I have had DP since 10th grade (comes and goes).

I started Paxil in the beginning of 2001 (only 10 mg). The DP went away for 3 1/2 years! Imagine how happy I was? No DP at all...knew exactly who I was, did a one-year work assignment in the United Kingdom, etc.

Well, stupid me, I tried to get off of it earlier this year (2005) because I thought maybe I could deal with it. BIG MISTAKE. So, I went back on the 10mg, and unfortunately it is not having the same effect it did before. I have DP back.

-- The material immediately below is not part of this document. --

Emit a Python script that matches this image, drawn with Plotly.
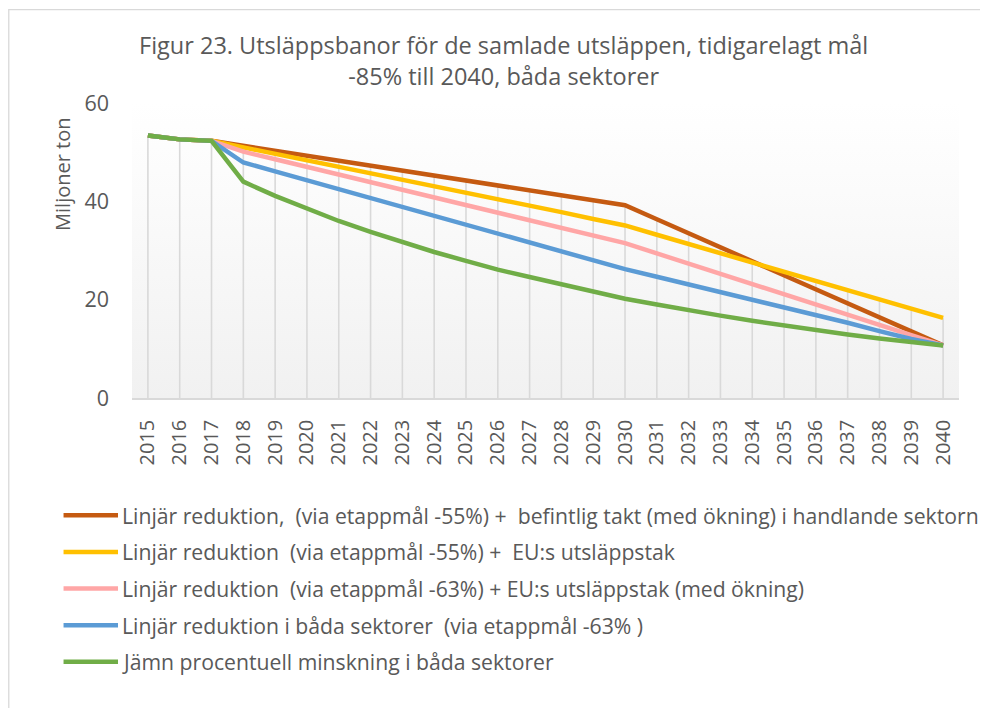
import plotly.graph_objects as go

# ---------------- data ----------------
years = list(range(2015, 2041))

brown = [53.4, 52.6, 52.3, 51.3, 50.3, 49.3, 48.3, 47.3, 46.3, 45.3, 44.2, 43.2, 42.2,
         41.2, 40.2, 39.2, 36.35, 33.5, 30.65, 27.8, 24.95, 22.1, 19.25, 16.4, 13.55, 10.7]
yellow = [53.4, 52.6, 52.3, 51.0, 49.7, 48.3, 47.0, 45.7, 44.4, 43.1, 41.7, 40.4, 39.1,
          37.8, 36.4, 35.1, 33.2, 31.3, 29.5, 27.6, 25.7, 23.8, 21.9, 20.1, 18.2, 16.3]
pink = [53.4, 52.6, 52.3, 50.1, 48.55, 47.0, 45.45, 43.9, 42.35, 40.8, 39.25, 37.7, 36.15,
        34.6, 33.05, 31.5, 29.4, 27.3, 25.2, 23.1, 21.0, 18.9, 16.8, 14.7, 12.7, 10.7]
blue = [53.4, 52.6, 52.3, 47.9, 46.1, 44.3, 42.5, 40.7, 38.9, 37.0, 35.2, 33.4, 31.6,
        29.8, 28.0, 26.2, 24.65, 23.1, 21.6, 20.05, 18.5, 16.9, 15.3, 13.6, 12.0, 10.7]
green = [53.4, 52.6, 52.3, 44.0, 41.1, 38.5, 36.0, 33.8, 31.7, 29.7, 27.9, 26.1, 24.6,
         23.1, 21.6, 20.2, 19.0, 17.8, 16.75, 15.7, 14.7, 13.8, 12.9, 12.1, 11.4, 10.7]

series_names = [
    "Linjär reduktion,  (via etappmål -55%) +  befintlig takt (med ökning) i handlande sektorn",
    "Linjär reduktion  (via etappmål -55%) +  EU:s utsläppstak",
    "Linjär reduktion  (via etappmål -63%) + EU:s utsläppstak (med ökning)",
    "Linjär reduktion i båda sektorer  (via etappmål -63% )",
    "Jämn procentuell minskning i båda sektorer",
]
series_values = [brown, yellow, pink, blue, green]
series_colors = ["#C55A11", "#FFC000", "#FFA6A6", "#5B9BD5", "#70AD47"]

y_ticks = [0, 20, 40, 60]
y_range = [0, 60]
title_text = ("Figur 23. Utsläppsbanor för de samlade utsläppen, tidigarelagt mål"
              "<br>-85% till 2040, båda sektorer")
y_title = "Miljoner ton"

# ---------------- layout geometry (page pixel coords, page has 8px body margin) ----------------
OFF = 8
W, H = 980, 700
PLOT_L, PLOT_R, PLOT_T, PLOT_B = 132, 959.5, 103, 398.5  # page coords
ML = PLOT_L - OFF
MR = W - (PLOT_R - OFF)
MT = PLOT_T - OFF
MB = H - (PLOT_B - OFF)
PW = W - ML - MR
PH = H - MT - MB


def px2x(px):
    return (px - PLOT_L) / PW


def px2y(py):
    return (PLOT_B - py) / PH


TXT = "#595959"
GRID = "#D9D9D9"
FONT = "Open Sans"

fig = go.Figure()

# plot-area gradient background
x0, x1 = years[0] - 0.5, years[-1] + 0.5
fig.add_trace(go.Scatter(
    x=[x0, x1, x1, x0, x0], y=[y_range[0], y_range[0], y_range[1], y_range[1], y_range[0]],
    mode="lines", line=dict(width=0), fill="toself",
    fillgradient=dict(type="vertical",
                      colorscale=[[0, "#F1F1F1"], [0.7, "#FBFBFB"], [1, "#FFFFFF"]]),
    hoverinfo="skip", showlegend=False))

# drop lines (from axis up to highest series value in each year)
dx, dy = [], []
for i, yr in enumerate(years):
    top = max(s[i] for s in series_values)
    dx += [yr, yr, None]
    dy += [0, top, None]
fig.add_trace(go.Scatter(x=dx, y=dy, mode="lines", line=dict(color=GRID, width=1.6),
                         hoverinfo="skip", showlegend=False))

for name, vals, col in zip(series_names, series_values, series_colors):
    fig.add_trace(go.Scatter(x=years, y=vals, name=name, mode="lines",
                             line=dict(color=col, width=4.5), showlegend=False))

shapes = []
annotations = []

# chart border
shapes.append(dict(type="rect", xref="paper", yref="paper",
                   x0=px2x(8.7), x1=px2x(1300), y0=px2y(1000), y1=px2y(9.5),
                   line=dict(color=GRID, width=1.3), fillcolor="rgba(0,0,0,0)", layer="below"))

# title
annotations.append(dict(xref="paper", yref="paper", x=px2x(504), y=px2y(60),
                        xanchor="center", yanchor="middle", showarrow=False,
                        text=title_text, font=dict(family=FONT, size=23.5, color=TXT)))

# manual legend
leg_y0, leg_dy = 516, 36.7
for i, (name, col) in enumerate(zip(series_names, series_colors)):
    yy = px2y(leg_y0 + i * leg_dy)
    shapes.append(dict(type="line", xref="paper", yref="paper",
                       x0=px2x(63.5), x1=px2x(118), y0=yy, y1=yy,
                       line=dict(color=col, width=4.5)))
    annotations.append(dict(xref="paper", yref="paper", x=px2x(120), y=yy,
                            xanchor="left", yanchor="middle", showarrow=False,
                            text=name, font=dict(family=FONT, size=21.2, color=TXT)))

# y axis title
annotations.append(dict(xref="paper", yref="paper", x=px2x(63), y=px2y(175),
                        xanchor="center", yanchor="middle", showarrow=False, textangle=-90,
                        text=y_title, font=dict(family=FONT, size=20, color=TXT)))

fig.update_layout(
    width=W, height=H,
    margin=dict(l=ML, r=MR, t=MT, b=MB, pad=0),
    paper_bgcolor="white", plot_bgcolor="rgba(0,0,0,0)",
    shapes=shapes, annotations=annotations,
    xaxis=dict(range=[x0, x1], tickvals=years, ticktext=[str(y) for y in years],
               tickangle=-90, showgrid=False, zeroline=False,
               showline=True, linecolor=GRID, linewidth=1.6,
               ticks="", ticklabelstandoff=12,
               tickfont=dict(family=FONT, size=20, color=TXT)),
    yaxis=dict(range=y_range, tickvals=y_ticks, showgrid=False, zeroline=False,
               showline=False, ticks="", ticklabelstandoff=22,
               tickfont=dict(family=FONT, size=21.5, color=TXT)),
)

fig.write_html("out.html")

My psychiatrist just upped my dosage to 20mg yesterday. We'll see how it goes. I use alcohol (wine helps me) and Ativan to get through some nights now


----------



## Guest (May 6, 2005)

Yeah,don't ever jump off of ANY of these medications cold turkey, esspecially paxil. Paxil withdrawal is supposedly the second most brutal withdrawal besides benzo withdrawal. When you stop it you can literally go psychotic and experience horrible sensations such as electrical zaps in the brain and a relapse of DP/DR. I know that when I stopped it c/t, I had DP/DR so bad that I felt like someone had given me the strongest batch of dope known to man. It was horrific. When I tapered it, the problems were diminished. Good luck to you!


----------



## Guest (May 9, 2005)

thats how my DP is, im on 30mg of paxil ive been on it now for like 7 years, but my Dp comes and goes i was going on like 5months without it, and now this month its haunting me down like a bitch.


----------



## lyssy (Dec 7, 2004)

i was on paxil for a couple months at an ending dose of 25 mg. one week i just cut the pills in half for a couple days and then stopped altogether. The next 5 days were complete hell and I basically could only sleep. i feel alot better now that I am off them though. I dont feel myself completely but im just hoping time -not medicine- can cure that one.


----------



## Synapse (Aug 15, 2004)

I've been on paxil 60mg for 7 weeks and the DR/DP went away completely for me hence no need to visit this forum. However yesterday it all came back horribly.


----------



## Universal (May 30, 2005)

i'm gonna start taking Paxil, going on 12 1/2 milligrams, is that enough? that's how much the doc gave


----------



## Guest (Aug 28, 2005)

I am thinking of going on paxil but does it make you gain weight if so how mcuh and what are the other side effects?

I know someone who gained alot of weight from using it and it make them really sick as well but just wondering what all you have to say

Thanks.


----------